Christian Aid has said that any return of Rohingya refugees from Bangladesh should take place on a voluntary basis and only when it is safe to do so.
Over 700,000 people are living in refugee camps in Bangladesh after fleeing from the Rakhine area of Myanmar following a brutal military crackdown that started in August last year.
Christian Aid runs two of the camps, currently sheltering 85,000 people.
Bangladesh reached a deal with Myanmar several weeks ago to start repatriating the refugees but the decision has been heavily criticised by aid agencies who fear that the conditions are still unsafe.
Christian Aid's country manager for Bangladesh, Shakeb Nabi, told the Church Times that the Myanmar government must first provide the Rohingya people with 'the right conditions to return' before any repatriation begins.

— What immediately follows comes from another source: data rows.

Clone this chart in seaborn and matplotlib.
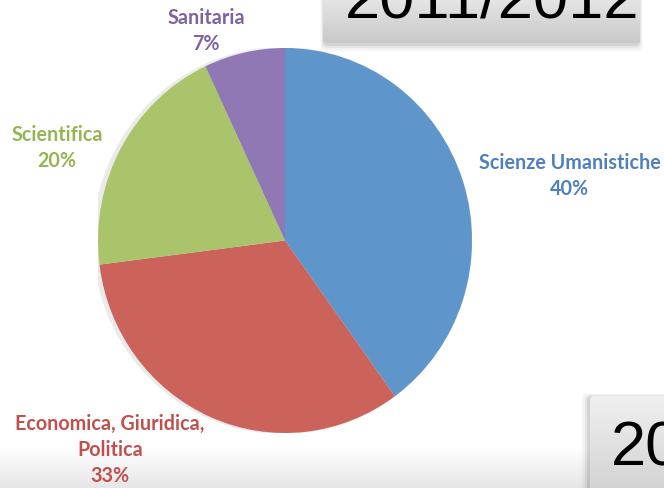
import numpy as np
import seaborn as sns
import matplotlib.pyplot as plt
from matplotlib.patches import FancyBboxPatch, Ellipse

# data
categories = ['Scienze Umanistiche', 'Economica, Giuridica,\nPolitica', 'Scientifica', 'Sanitaria']
shares = [40, 33, 20, 7]
wedge_colors = ['#5E96CB', '#CB635B', '#A9C46B', '#8F78B3']
text_colors = ['#4F7FBE', '#C0504D', '#94B552', '#7D62A3']
# label centres in pixel coords (x, y from top)
label_pos = [(570, 176), (110, 450), (57, 148), (206, 31)]

sns.set_theme(style='white')
plt.rcParams['font.family'] = ['Lato', 'DejaVu Sans']

W, H = 664, 488
fig = plt.figure(figsize=(W / 100, H / 100), dpi=100)
fig.patch.set_facecolor('white')

# background axes in pixel coordinates
bg = fig.add_axes([0, 0, 1, 1])
bg.set_xlim(0, W)
bg.set_ylim(H, 0)
bg.axis('off')


def grad_box(ax, x0, y0, x1, y1, c_top, c_bot, rounded=True, z=1):
    grad = np.linspace(0, 1, 64).reshape(-1, 1)
    top = np.array(plt.matplotlib.colors.to_rgb(c_top))
    bot = np.array(plt.matplotlib.colors.to_rgb(c_bot))
    img = top + (bot - top) * grad[:, :, None]
    img = np.repeat(img, 2, axis=1)
    im = ax.imshow(img, extent=(x0, x1, y1, y0), origin='upper', aspect='auto', zorder=z)
    if rounded:
        clip = FancyBboxPatch((x0, y0), x1 - x0, y1 - y0,
                              boxstyle='round,pad=0,rounding_size=4',
                              transform=ax.transData, facecolor='none', edgecolor='none')
        ax.add_patch(clip)
        im.set_clip_path(clip)
    return im


# bottom slide band
grad_box(bg, 0, 448, W, H, '#ffffff', '#e6e6e6', rounded=False, z=0)

# soft shadows of the boxes
for k, a in enumerate([0.08, 0.05, 0.03, 0.02]):
    sh = FancyBboxPatch((323 - k, -20), 317 + 2 * k, 64 + 2 * (k + 1),
                        boxstyle='round,pad=0,rounding_size=5',
                        facecolor='#000000', edgecolor='none', alpha=a, zorder=1)
    bg.add_patch(sh)
    sh2 = FancyBboxPatch((589 - 2 * (k + 1), 396 - k), 90, 110,
                         boxstyle='round,pad=0,rounding_size=5',
                         facecolor='#000000', edgecolor='none', alpha=a, zorder=1)
    bg.add_patch(sh2)

grad_box(bg, 323, -20, 640, 43, '#f2f2f2', '#c9c9c9', z=2)
grad_box(bg, 590, 396, 680, 500, '#f0f0f0', '#d0d0d0', z=2)

bg.text(492, 18, '2011/2012', family='Liberation Sans', fontsize=45.5,
        color='black', ha='center', va='baseline', zorder=3)
bg.text(611, 465, '20', family='Liberation Sans', fontsize=45.5,
        color='black', ha='left', va='baseline', zorder=3)

bg.set_xlim(0, W)
bg.set_ylim(H, 0)
bg.set_aspect('auto')

# pie axes, slightly taller than wide like the original
px0, px1, py0, py1 = 98, 472, 48, 433
ax = fig.add_axes([px0 / W, 1 - py1 / H, (px1 - px0) / W, (py1 - py0) / H])
ax.add_patch(Ellipse((-0.012, 0), 2.03, 2.01, facecolor='#dcdcdc', edgecolor='none',
                     alpha=0.6, zorder=0))
ax.pie(shares, colors=wedge_colors, startangle=90, counterclock=False,
       wedgeprops=dict(linewidth=0))
ax.set_aspect('auto')
ax.set_xlim(-1, 1)
ax.set_ylim(-1, 1)
ax.axis('off')

for cat, val, col, (x, y) in zip(categories, shares, text_colors, label_pos):
    bg.text(x, y, f'{cat}\n{val}%', color=col, fontsize=14.2, fontweight='bold',
            ha='center', va='center', linespacing=1.38, zorder=5)

fig.savefig('out.png', dpi=100)
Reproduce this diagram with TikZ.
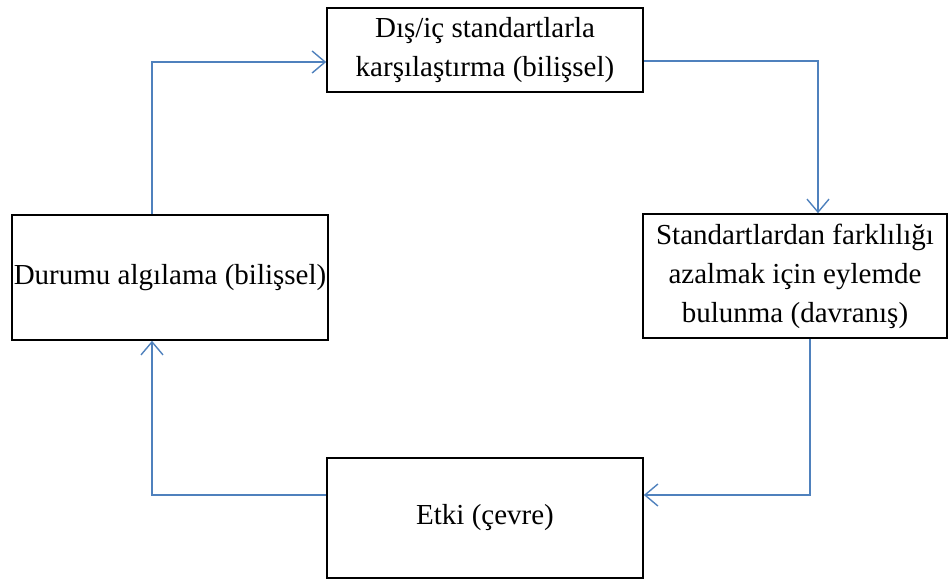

'So far, the repatriatiation has not been successful, and the Rohingya people need to go and see where they will be living to make sure it is correct,' he said.
'Bangladesh has deep solidarity with the people of Myanmar, but the Rohingya need to be given a safe, dignified, and voluntary repatriation.'
Catholic development agency CAFOD has also criticised forced repatriation of the Rohingya refugees.
It also said that any return must be on a voluntary basis and 'when there are firm guarantees for the safety, rights, and livelihoods of those who return'.
'Currently, there are still people fleeing Myanmar, albeit in smaller numbers, and arriving in Bangladesh, and no refugee who is still in fear of their life should be required to return,' said CAFOD.